April 13, 1970: Two hundred thousand miles from Earth and counting, an explosion rips through Jim Lovell's spacecraft. The crippled ship hurtles toward the moon at three times the speed of sound, losing power and leaking oxygen into space.
Lovell and his crew were two days from the dream of a lifetime - walking on the surface of moon. Now, they will count themselves lucky to set foot on Earth again.

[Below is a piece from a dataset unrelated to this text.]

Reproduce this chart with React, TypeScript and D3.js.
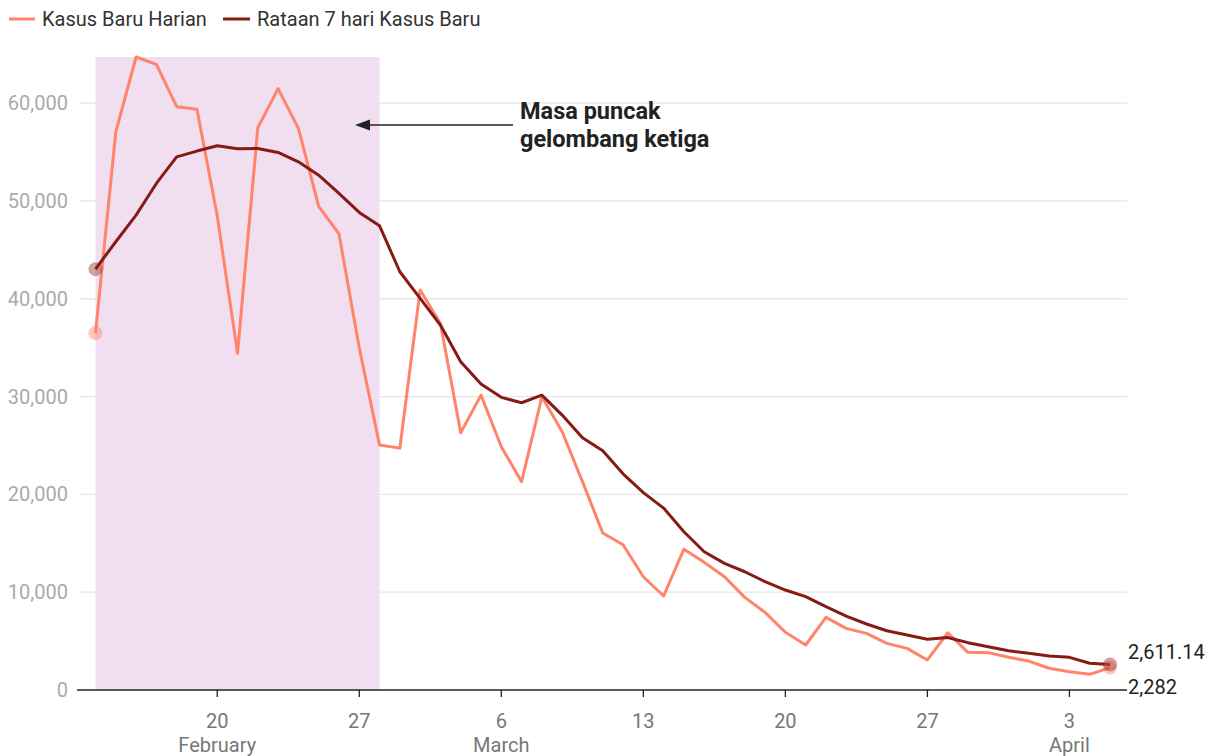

From "Houston, we've had a problem" to the final tense moments at Mission Control, Lost in Outer Space takes readers on the unbelievable journey of Apollo 13 and inside the minds of its famous and heroic astronauts. Complete with photographs of the crew and diagrams of the spacecraft, this is an up-close-and-personal look at one of the most thrilling survival stories of all time.
About the Author
Tod Olson is the author of the Lost series, the How to Get Rich historical fiction series, and numerous books for the school/library and classroom markets. He has written for national magazines on the Columbine school shooting, homeless teens, the murder of Matthew Shepard, and many other stories of interest to children and young adults. During his 25 years in children's publishing, he has edited and developed several collections of books for both school/library and the classroom. Tod holds an MFA from Vermont College.
Read an Excerpt
Had the spacecraft been hit by a fragment of an asteroid? At the speeds they were traveling it wouldn't take more than a pebble to blast a hole in the ship and start the nightmare scenario in motion. But if that's what happened, it would be over by now–and they were all still alive.
Still alive, but in some kind of trouble. Amber warning lights began to flash on the right side of the instrument panel. Something was wrong with the electrical system.
Haise and Swigert both tried to report at once.
“… I believe we've had a problem here.”
A few seconds went by.
“This is Houston,” said the Capcom, “say again please.”
It was Lovell who answered this time. “Houston,” he said, “we've had a problem.”